In fact, by recording brain activity, researchers have shown differences in brain responses to words spoken after an “uh” compared to when the same sentence was spoken without an “uh”. What we would like to know is how the information is being processed differently by the brain.
An ongoing debate between researchers is the question of whether improved processing is due to our brain having more time to process the information, or due to the hesitation capturing our attention while we wait to hear what the speaker will say next. This is one of the questions that we are trying to answer.

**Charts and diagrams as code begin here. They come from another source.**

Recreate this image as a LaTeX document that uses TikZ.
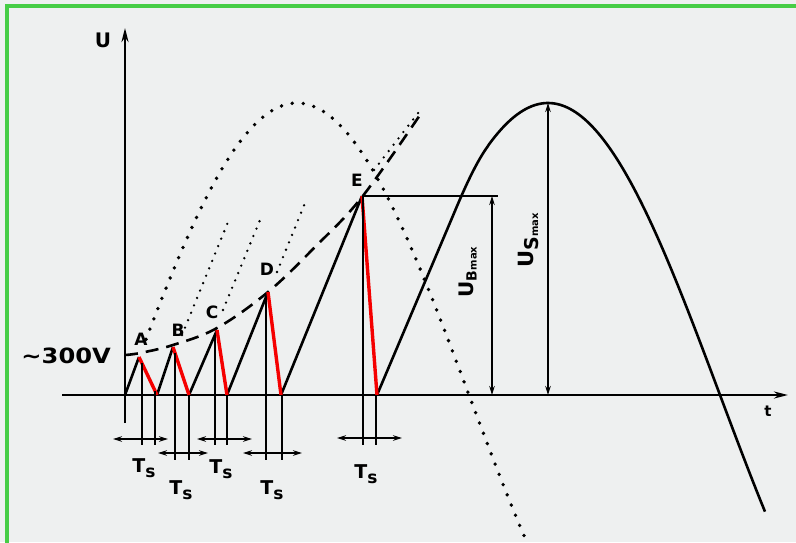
\documentclass[tikz,border=0pt]{standalone}
\usepackage{fontspec}
\setmainfont{DejaVu Sans}
\usetikzlibrary{arrows.meta}
\definecolor{bgc}{RGB}{238,240,240}
\definecolor{framec}{RGB}{70,205,70}
\definecolor{dropc}{RGB}{245,0,0}
\tikzset{
  axisline/.style={line width=2.4pt, black},
  curve/.style={line width=2.6pt, black, line join=round},
  dropline/.style={line width=3.4pt, dropc},
  bigdots/.style={line width=3.8pt, line cap=round, dash pattern=on 0pt off 11pt},
  smalldots/.style={line width=2.6pt, line cap=round, dash pattern=on 0pt off 8pt},
  dashcurve/.style={line width=2.6pt, dash pattern=on 13pt off 8pt},
  dimline/.style={line width=1.6pt, black},
  dimarrow/.style={dimline, {Stealth[length=9pt,width=5.5pt]}-{Stealth[length=9pt,width=5.5pt]}},
  lbl/.style={inner sep=0pt, font=\bfseries\fontsize{17}{17}\selectfont},
  tslbl/.style={inner sep=0pt, font=\bfseries}
}
\newcommand{\tslabel}{{\fontsize{19}{19}\selectfont T}\raisebox{-5pt}{\fontsize{17}{17}\selectfont s}}
\begin{document}
\begin{tikzpicture}[x=1pt,y=-1pt]
\useasboundingbox (0,0) rectangle (796,542);
\fill[bgc] (0,0) rectangle (796,542);
\draw[framec, line width=3.5pt] (7,545) -- (7,6) -- (800,6);

% axes
\coordinate (ybot) at (125,423);
\coordinate (ytop) at (125,28);
\coordinate (xl) at (62,395);
\coordinate (xr) at (788,395);
\draw[axisline, -{Stealth[length=14pt,width=7pt]}] (ybot) -- (ytop);
\draw[axisline, -{Stealth[length=14pt,width=7pt]}] (xl) -- (xr);
\node[lbl, font=\bfseries\fontsize{20}{20}\selectfont] (lU) at (103,40) {U};
\node[lbl, font=\bfseries\fontsize{15}{15}\selectfont] (lt) at (768,411) {t};
\node[lbl, font=\bfseries\fontsize{21}{21}\selectfont, anchor=east] (l300) at (111,356) {\scalebox{1.15}[1]{\char"223C 300V}};

% big dotted sine (continuation of first ramp)
\draw[bigdots] plot[domain=146:527, samples=160] (\x, {395-292*sin((\x-125)/344*180)});

% small dotted continuations of the ramps
\coordinate (d2a) at (182,335); \coordinate (d2b) at (228,222);
\coordinate (d3a) at (223,310); \coordinate (d3b) at (260,220);
\coordinate (d4a) at (277,272); \coordinate (d4b) at (305,203);
\coordinate (d5a) at (374,170); \coordinate (d5b) at (422,108);
\draw[smalldots] (d2a) -- (d2b);
\draw[smalldots] (d3a) -- (d3b);
\draw[smalldots] (d4a) -- (d4b);
\draw[smalldots] (d5a) -- (d5b);

% dashed envelope
\draw[dashcurve] plot[smooth, tension=0.6] coordinates {(125,355) (140,353) (173,345) (217,328) (268,292) (315,247) (362,197) (422,112)};

% sawtooth
\coordinate (O) at (125,395);
\coordinate (A) at (139,357);
\coordinate (A0) at (157,395);
\coordinate (B) at (173,347);
\coordinate (B0) at (189,395);
\coordinate (C) at (217,330);
\coordinate (C0) at (227,395);
\coordinate (D) at (268,292);
\coordinate (D0) at (281,395);
\coordinate (E) at (362,196);
\coordinate (E0) at (377,395);
\coordinate (R1) at (452,218);
\coordinate (R2) at (488,146);
\draw[curve] (O) -- (A);
\draw[curve] (A0) -- (B);
\draw[curve] (B0) -- (C);
\draw[curve] (C0) -- (D);
\draw[curve] (D0) -- (E);
\draw[curve] (E0) -- (R1) .. controls (460,199) and (474,165) .. (R2) -- plot[domain=488:765, samples=120] (\x, {395-292*sin((\x-376)/344*180)});
\draw[dropline] (A) -- (A0);
\draw[dropline] (B) -- (B0);
\draw[dropline] (C) -- (C0);
\draw[dropline] (D) -- (D0);
\draw[dropline] (E) -- (E0);

\node[lbl] (lA) at (141,339) {A};
\node[lbl] (lB) at (178,330) {B};
\node[lbl] (lC) at (212,312) {C};
\node[lbl] (lD) at (267,269) {D};
\node[lbl] (lE) at (357,180) {E};

% Ts markers
\draw[dimline] (142,363) -- (142,445);
\draw[dimline] (155,391) -- (155,445);
\draw[dimarrow] (113,439) -- (168,439);
\node[tslbl] (ts1) at (144,468) {\tslabel};

\draw[dimline] (175,353) -- (175,460);
\draw[dimline] (189,395) -- (189,460);
\draw[dimarrow] (158,453) -- (208,453);
\node[tslbl] (ts2) at (181,490) {\tslabel};

\draw[dimline] (215,335) -- (215,445);
\draw[dimline] (227,395) -- (227,445);
\draw[dimarrow] (197,439) -- (252,439);
\node[tslbl] (ts3) at (221,469) {\tslabel};

\draw[dimline] (266,297) -- (266,460);
\draw[dimline] (282,395) -- (282,460);
\draw[dimarrow] (243,453) -- (302,453);
\node[tslbl] (ts4) at (272,490) {\tslabel};

\draw[dimline] (363,196) -- (363,445);
\draw[dimline] (376,395) -- (376,445);
\draw[dimarrow] (337,438) -- (402,438);
\node[tslbl] (ts5) at (366,474) {\tslabel};

% UB max
\coordinate (ubt) at (492,196);
\coordinate (ubb) at (492,395);
\coordinate (ube) at (498,196);
\draw[dimline, line width=1.8pt] (E) -- (ube);
\draw[dimarrow] (ubt) -- (ubb);
\node[rotate=90, inner sep=0pt, font=\bfseries] (lUB) at (468,272) {{\fontsize{20}{20}\selectfont U}\raisebox{-3pt}{\fontsize{14}{14}\selectfont B}\raisebox{-3pt}{\fontsize{10}{10}\selectfont max}};

% US max
\coordinate (ust) at (548,103);
\coordinate (usb) at (548,395);
\draw[dimarrow] (ust) -- (usb);
\node[rotate=90, inner sep=0pt, font=\bfseries] (lUS) at (528,240) {{\fontsize{21}{21}\selectfont U}\raisebox{-5pt}{\fontsize{19}{19}\selectfont S}\raisebox{-5pt}{\fontsize{10}{10}\selectfont max}};
\end{tikzpicture}
\end{document}
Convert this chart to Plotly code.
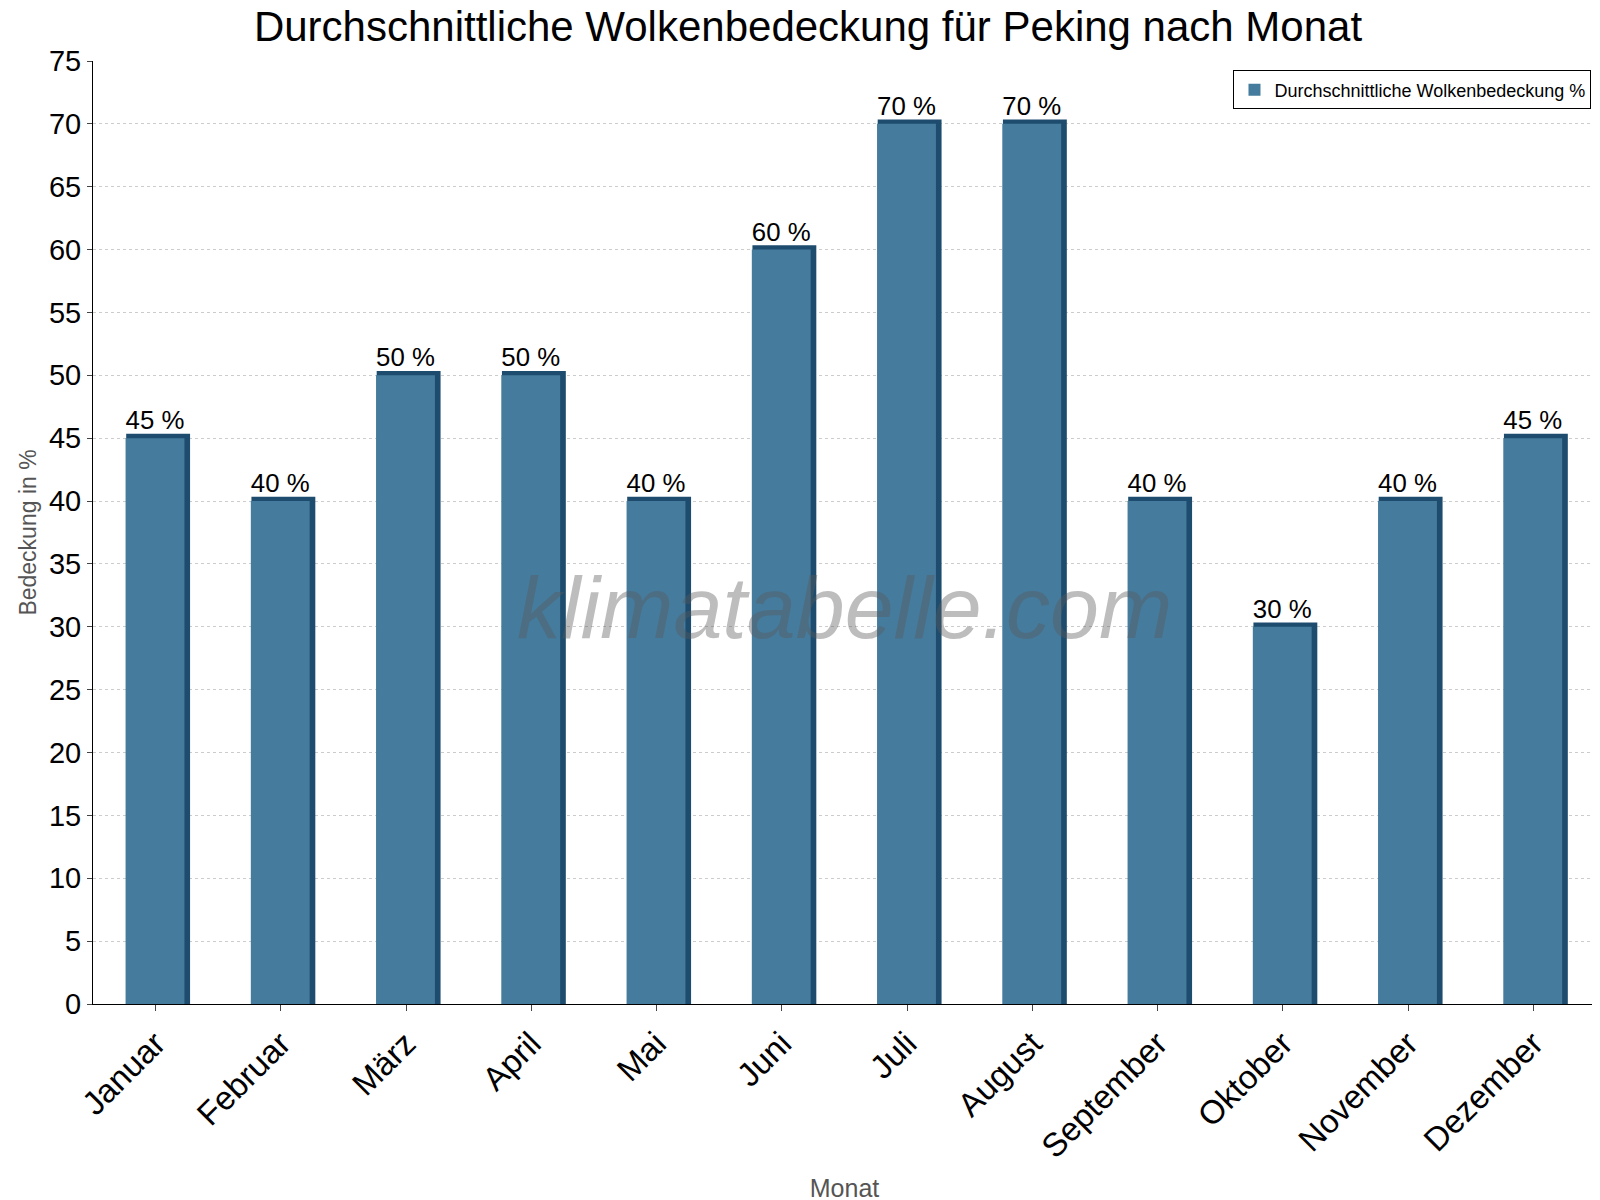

Another possibility is that hesitations change the way we process what is being said by changing what we think and predict the speaker will say next. One way of looking at people’s predictions about what will be said next is by measuring where they are looking with an eye tracker. With an eye tracker we can tell where a person is looking in the environment or on a computer screen. By recording a person’s eye movements to pictures while they listen to sentences, we can tell what that person thinks will be said next. This is because a person’s eyes will move to look at the object that they predict will be mentioned before it has been spoken. From this type of experiment, it has been shown that hearing an “uh” changes our predictions about how a sentence will end. For example, if we hear an “uh”, we will predict that the object mentioned after the “uh” will have a more unusual name. Or we might predict that the speaker is about to introduce a new object into the conversation, rather than mention an object that has already been spoken about. It’s thought that this is because a hesitation signals to the listener that the speaker is finding it more difficult to retrieve the next word from their memory.
So it seems that our brains are processing information better after hearing a disfluency in speech.
While we shouldn’t start to include “ers” and “ums” in our speech on purpose, we should change the way we think about hesitations in speech. Instead of feeling negatively about “ers” and “ums” and trying to eliminate them from our speech, perhaps we should accept them and see what they can teach us about how our brains process speech.